In virtual reality there is much to be seen, but most of our other senses are left wanting. Ever since the concept gathered mainstream attention in the 1990s, it’s been primarily experienced through the eyes, inside a headset that transports the user into an all-encompassing digital realm. But what you see in a virtual reality headset is pretty much all there is—controllers enable a user to move around or play games or perform training activities, but the experience is largely one of changing one’s view from the real world to a new digital landscape.
Now researchers in the dynamic space of human-computer interfaces have come up with an effective, realistic, and affordable way to bring the sense of touch to this highly visual medium.
The breakthrough is a haptic glove that provides virtual reality applications with a realistic sensation of physical contact. Developed by the Future Interfaces Group at Carnegie Mellon University, the technology has been spun out into a company, Fluid Reality, Inc., that stands to upend the race to make touch a realistic part of virtual reality.
“If we want to do science in space, on the moon, under water, we’re going to have to have ways to interact over long distances and the sense of touch is really important to doing that efficiently and correctly,” says Chris Harrison, head of the Future Interfaces Group.
Until now, haptic systems for virtual reality have been large and somewhat impractical devices. Meta has invested heavily in CEO Mark Zuckerberg’s vision of a virtual reality-like “metaverse” where both work and play happen in an immersive digital environment, and that’s included a haptic glove connected by a long bundle of cords to what looks like a life support device. A startup called Haptx has developed a similar haptic glove device that requires the user to wear a backpack of gadgetry to make it all work. (Apple’s Vision Pro augmented reality headset has no glove device yet, but it’s expected to be an obvious add-on to that technology.)
The size of these haptic systems relates to the way their gloves provide that sense of touch. Compressed air is used activate tiny actuators within the gloves, pushing textures onto the fingertips and mimicking the tactility of what’s being seen and touched in virtual reality. But using compressed air requires large air cannisters, big bundles of tubes, and a lot of electricity.
“We were eyeing up what these startups were doing, what Meta was doing and we were like, this is not the way forward. There’s just no way to miniaturize a compressed air system. It’s always going to be in a backpack no matter how small you make it,” Harrison says. “They’re just chasing up the wrong tree, in our opinion.”
The system Harrison’s group came up with uses fluids instead of air to move the tiny actuators in its fingertip haptic arrays. The group developed a system that moves fluids into these actuators through tiny pumps that are activated with a small electrical charge. They require only a small battery and can be built by using existing hardware typically used in the creation of printed circuit boards (PCBs).
“We literally just shipped it out to a standard PCB manufacturer,” Harrison says. “We got these things back, assembled our pumps, and it worked.

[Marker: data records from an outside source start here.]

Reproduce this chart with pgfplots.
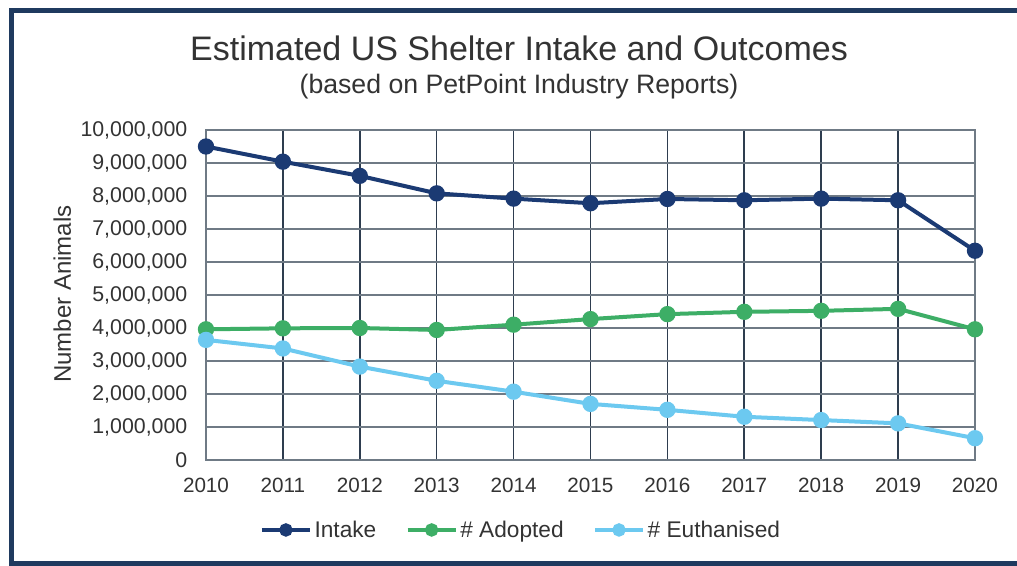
\documentclass[border=0pt]{standalone}
\usepackage{pgfplots}
\pgfplotsset{compat=1.18}
\usepackage{fontspec}
\setmainfont{Liberation Sans}
\definecolor{framec}{HTML}{1F3A5F}
\definecolor{intakec}{HTML}{1B3A73}
\definecolor{adoptc}{HTML}{3DAE66}
\definecolor{euthc}{HTML}{6CC9F0}
\definecolor{txtc}{HTML}{333333}
\definecolor{vgrid}{HTML}{2E3D4F}
\definecolor{hgrid}{HTML}{6F7A85}
\begin{document}
\begin{tikzpicture}
\begin{scope}[x=0.75pt,y=0.75pt]
\useasboundingbox (0,0) rectangle (1017,566);
\fill[white] (0,0) rectangle (1017,566);
\draw[framec, line width=3.75pt] (1030,2) -- (11.5,2) -- (11.5,555.5) -- (1030,555.5);
\node[text=txtc, font=\fontsize{25.5}{30}\selectfont] at (519,518) {Estimated US Shelter Intake and Outcomes};
\node[text=txtc, font=\fontsize{20}{24}\selectfont] at (519,479) {(based on PetPoint Industry Reports)};
\end{scope}
\begin{axis}[
  at={(154.5pt,79.5pt)}, anchor=south west,
  scale only axis, width=576.75pt, height=247.5pt,
  xmin=2010, xmax=2020, ymin=0, ymax=10000000,
  xtick={2010,...,2020}, ytick distance=1000000,
  scaled ticks=false,
  major tick length=0pt,
  grid=major,
  every axis x grid/.style={vgrid, line width=1.2pt},
  every axis y grid/.style={hgrid, line width=1pt},
  axis line style={hgrid, line width=1pt},
  /pgf/number format/assume math mode=true,
  xticklabel style={font=\fontsize{15.5}{18}\selectfont, text=txtc, yshift=-10pt, /pgf/number format/1000 sep={}},
  yticklabel style={font=\fontsize{16}{18}\selectfont, text=txtc, xshift=-10.5pt, /pgf/number format/.cd, fixed, 1000 sep={,}, assume math mode=true},
  ylabel={Number Animals},
  ylabel style={at={(axis description cs:-0.187,0.503)}, anchor=center, font=\fontsize{18}{21}\selectfont, text=txtc},
  legend columns=3,
  legend style={at={(axis description cs:0.41,-0.212)}, anchor=center, draw=none, fill=none,
    font=\fontsize{17}{19}\selectfont, text=txtc,
    /tikz/every even column/.append style={column sep=20pt},
    nodes={inner xsep=2pt}},
  legend image code/.code={
    \draw[mark repeat=2, mark phase=2, mark size=3.5pt] plot coordinates {(0pt,0pt) (18pt,0pt) (36pt,0pt)};
  },
  every axis plot/.append style={line width=3pt, mark=*, mark size=4.6pt},
]
\addplot[intakec, mark options={fill=intakec, draw=intakec}] coordinates {
(2010,9500000) (2011,9040000) (2012,8610000) (2013,8080000) (2014,7920000) (2015,7780000)
(2016,7910000) (2017,7870000) (2018,7920000) (2019,7870000) (2020,6340000)};
\addlegendentry{Intake}
\addplot[adoptc, mark options={fill=adoptc, draw=adoptc}] coordinates {
(2010,3960000) (2011,3990000) (2012,4000000) (2013,3940000) (2014,4100000) (2015,4270000)
(2016,4420000) (2017,4490000) (2018,4520000) (2019,4580000) (2020,3960000)};
\addlegendentry{\# Adopted}
\addplot[euthc, mark options={fill=euthc, draw=euthc}] coordinates {
(2010,3640000) (2011,3380000) (2012,2830000) (2013,2400000) (2014,2070000) (2015,1700000)
(2016,1520000) (2017,1310000) (2018,1210000) (2019,1110000) (2020,660000)};
\addlegendentry{\# Euthanised}
\end{axis}
\end{tikzpicture}
\end{document}
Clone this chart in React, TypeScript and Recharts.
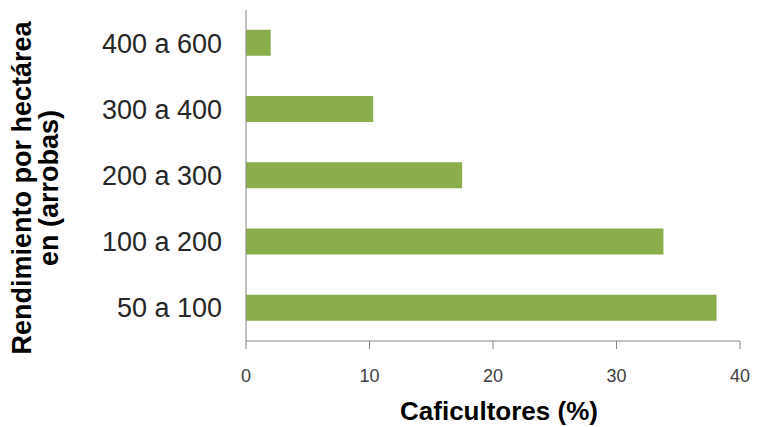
import { BarChart, Bar, XAxis, YAxis } from "recharts";

const RANGES = ["400 a 600", "300 a 400", "200 a 300", "100 a 200", "50 a 100"];
const SHARE = [2, 10.3, 17.5, 33.8, 38.1];
const X_TICKS = [0, 10, 20, 30, 40];

const data = RANGES.map((range, i) => ({ range, share: SHARE[i] }));

const FONT = '"Liberation Sans", Arial, sans-serif';
const AXIS_GRAY = "#868686";

function YTitle() {
  // two-line rotated title, first line on the left
  return (
    <text
      transform="rotate(-90, 31, 188)"
      x={31}
      y={188}
      textAnchor="middle"
      fontFamily={FONT}
      fontWeight="bold"
      fontSize={27}
      fill="#000"
    >
      <tspan x={31} y={188}>Rendimiento por hectárea</tspan>
      <tspan x={31} dy={27}>en (arrobas)</tspan>
    </text>
  );
}

function XTitle() {
  return (
    <text
      x={499}
      y={420}
      textAnchor="middle"
      fontFamily={FONT}
      fontWeight="bold"
      fontSize={26}
      fill="#000"
    >
      Caficultores (%)
    </text>
  );
}

export default function App() {
  return (
    <div style={{ position: "absolute", left: 0, top: 0, background: "#fff" }}>
      <BarChart
        width={765}
        height={427}
        data={data}
        layout="vertical"
        barCategoryGap="30%"
        margin={{ top: 10, right: 25, left: 0, bottom: 0 }}
      >
        <XAxis
          type="number"
          domain={[0, 40]}
          ticks={X_TICKS}
          height={86}
          tickSize={8}
          tickMargin={20}
          stroke={AXIS_GRAY}
          tick={{ fontSize: 18, fill: "#404040", fontFamily: FONT }}
          label={{ content: <XTitle /> }}
        />
        <YAxis
          type="category"
          dataKey="range"
          width={246}
          tickLine={false}
          tickSize={0}
          tickMargin={24}
          stroke={AXIS_GRAY}
          tick={{ fontSize: 27, fill: "#262626", fontFamily: FONT }}
          label={{ content: <YTitle /> }}
        />
        <Bar dataKey="share" fill="#8AAE4B" isAnimationActive={false} />
      </BarChart>
    </div>
  );
}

And that just means that we could bring the cost down two or three orders of magnitude compared to what other people were doing.”
Fluid Reality estimates the cost per glove is currently less than $1,000, compared to $5,500 for a Haptx system or more than $15,000 for Meta’s system.
A video explaining the Fluid Reality technology shows a variety of early stage applications for such a device, from manipulating physical objects in virtual space, differentiating textures of different objects, and even practicing a violin. Harrison says a lightweight haptic glove could make it possible for doctors to perform telesurgery, technicians to defuse bombs remotely, and scientists to use space-traveling robots to perform physical tasks on other planets.
Before that, though, this kind of technology will likely end up in the entertainment-centric side of the virtual reality space. “Most of the VR headsets that are being sold today are really for casual gamers or novelty early adopters. Entertainment’s a primary use case,” Harrison says. “At least for the foreseeable future.”
The technology behind Fluid Reality’s glove was developed over the course of a year by a five-person team. It was recently presented publicly at the ACM Symposium on User Interface Software and Technology in San Francisco, a major human-computer interfaces conference. Harrison says the concept has gathered significant interest.
“There’s already companies in discussion for using the technology for gloves,” Harrison says. “Can’t say any names, unfortunately, but you can probably extrapolate which companies might already be invested in this.”
Whether that means Meta’s clunky glove gets a streamlined revision remains to be seen, but Harrison is confident this new approach to powering haptics will at least open the door for further advancements. “I think this will spur research in this technique,” he says.